Na, wenn IHR die #AKW stillgelegt hättet (2004, oder eben jetzt), DANN müssten wir Standort JETZT diskutieren.

Schlimm fand ich aber den Gedanken, dass das Verursacherprinzip hier völlig außer Acht gelassen wird. Es gibt keine Idee, dass die Standorte La Hague oder Sellafield gar nicht geeignet sein könnten für eine Zwischenlagerung. Von „Kartoffelscheunen“ bzgl. Gorleben und Philippsburg zu sprechen und das strahlende Zeug ausgerechnet in La Hague belassen zu wollen! Vielleicht wäre ein Besuch dort vor Ort hilfreich, um nachzuvollziehen, dass diese WAA um ein Vielfaches gefährlicher ist als die im Vergleich dazu harmlosen Zwischenlager in unserem Land. Auch die Endlagersuche wird abgelehnt, mit den Worten:

Der Müll IST dort! Wir sagen nicht dass er da für immer bleiben soll. Aber: erst Stilllegen!

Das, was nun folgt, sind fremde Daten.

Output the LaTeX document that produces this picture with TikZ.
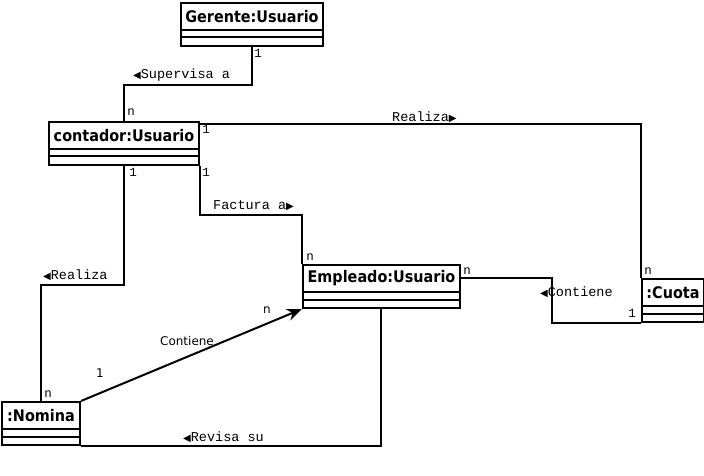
\documentclass[tikz,border=0pt]{standalone}
\usepackage{fontspec}
\setmainfont{DejaVu Sans}
\newfontfamily\titlefont{DejaVu Sans}[FakeStretch=0.9]
\newfontfamily\monofont{Liberation Mono}
\newfontfamily\symfont{DejaVu Sans}
\usetikzlibrary{arrows.meta, positioning}
\tikzset{
  objbox/.style={draw, line width=2pt, inner sep=0pt, minimum height=43pt, anchor=north west},
  objname/.style={anchor=north, inner sep=0pt, minimum height=28pt, font=\titlefont\bfseries\fontsize{16}{18}\selectfont},
  assoc/.style={line width=2pt},
  rolename/.style={font=\monofont\fontsize{13.5}{15}\selectfont, inner sep=0pt, anchor=west},
  mult/.style={font=\monofont\fontsize{12.5}{14}\selectfont, inner sep=0pt},
  sanslbl/.style={font=\fontsize{12}{14}\selectfont, inner sep=0pt}
}
\newcommand{\lft}{{\symfont\fontsize{10}{12}\selectfont ◀}}
\newcommand{\rgt}{{\symfont\fontsize{10}{12}\selectfont ▶}}
\newcommand{\umlobject}[5]{%
  \node[objbox, minimum width=#4] (#1) at (#2,#3) {};
  \node[objname] (#1-name) at (#1.north) {#5};
  \draw[line width=2pt] ([yshift=-28pt]#1.north west) -- ([yshift=-28pt]#1.north east);
  \draw[line width=2pt] ([yshift=-35.5pt]#1.north west) -- ([yshift=-35.5pt]#1.north east);
}

\begin{document}
\begin{tikzpicture}[x=1pt, y=-1pt]
  \useasboundingbox (0,0) rectangle (704,476);
  \umlobject{ger}{180}{2}{142}{Gerente:Usuario}
  \umlobject{cont}{48}{121}{150}{contador:Usuario}
  \umlobject{emp}{302}{264}{157}{Empleado:Usuario}
  \umlobject{cuota}{641}{278}{62}{:Cuota}
  \umlobject{nom}{1}{401}{78}{:Nomina}

  \draw[assoc] (ger.south) -- ++(0,38) -| (cont.north);
  \draw[assoc] ([yshift=-3pt]cont.north east) -| (cuota.north west);
  \draw[assoc] (cont.south) -- ++(0,119) -| (nom.north);
  \draw[assoc] (cont.south east) -- ++(0,49) -| (emp.north west);
  \draw[assoc] ([yshift=-14pt]emp.north east) -- ++(91,0) |- (cuota.south west);
  \draw[assoc, -{Stealth[length=15pt, width=12pt]}] (nom.north east) -- (emp.south west);
  \draw[assoc] (nom.south east) -| ([xshift=-0.5pt]emp.south);

  \node[rolename] (supervisa) at (133,75) {\lft Supervisa a};
  \node[rolename] (realizacuota) at (392,117) {Realiza\rgt};
  \node[rolename] (realizanom) at (43,275) {\lft Realiza};
  \node[rolename] (factura) at (213,206) {Factura a\rgt};
  \node[rolename] (contienecuota) at (540,292) {\lft Contiene};
  \node[rolename] (revisa) at (183,437) {\lft Revisa su};

  \node[mult] (m-ger) at (258,53) {1};
  \node[mult] (m-cont-top) at (131,112) {n};
  \node[mult] (m-cont-right) at (206,129) {1};
  \node[mult] (m-cont-left) at (133,172) {1};
  \node[mult] (m-cont-fact) at (206,172) {1};
  \node[mult] (m-emp-top) at (310,257) {n};
  \node[mult] (m-emp-right) at (467,271) {n};
  \node[mult] (m-cuota-top) at (648,271) {n};
  \node[mult] (m-cuota-left) at (632,313) {1};
  \node[mult] (m-nom-top) at (48,394) {n};

  \node[sanslbl] (m-nom-diag) at (100,373) {1};
  \node[sanslbl] (m-emp-diag) at (267,310) {n};
  \node[sanslbl] (contiene) at (187,341) {Contiene};
\end{tikzpicture}
\end{document}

Das ist St. Floriansprinzip. Es gibt, wie Franz Untersteller richtig in seinem Brief an Greenpeace schreibt, internationale Verträge über die Rücknahme dieses Atommülls. Und letztendlich gehören die CASTORen in die Zwischenlager der AKW-Betreiber, die sie genutzt haben. Das wäre die Ideallösung – bis ein Endlager gefunden ist. Ich finde nicht, dass man so tun kann, als gäbe es den bisher produzierten Atommüll nicht, die Rücknahmeverpflichtung nicht und als löste der Nichttransport irgendwie irgendetwas. Die Antiatominitiaven zeigen sich hier zwar vordergründig kompromisslos und der „reinen Lehre“ verpflichtet, verkennen aber, dass sie das bundesdeutsche Problem auf England bzwl. Frankreich abwälzen – unter vermutlich erheblich schlechteren Sicherheitsbedingungen. Das Risiko für eine Verseuchung der Nordsee wird dadurch erhöht. Dabei wird auch negiert, dass es keine gesellschaftliche noch eine parlamentarische Mehrheit für einen sofortigen Ausstieg aus der Atomenergie gibt – so traurig und falsch das auch sein mag. Wenn ich aber am Ende in dieser Frage etwas erreichen will, muss ich die Tatsachen akzeptieren und mit diesen umgehen.

Politik zu machen, mit

Und die Lösung ist: sofortige Stilllegung aller Atomanlagen durchsetzen + so lange Sand im Getriebe sein, statt mitzuhelfen.

ja, damit kann ich auf die Straße gehen. Politik machen und die Stillegung tatsächlich irgendwann erreichen – das wird so nicht klappen.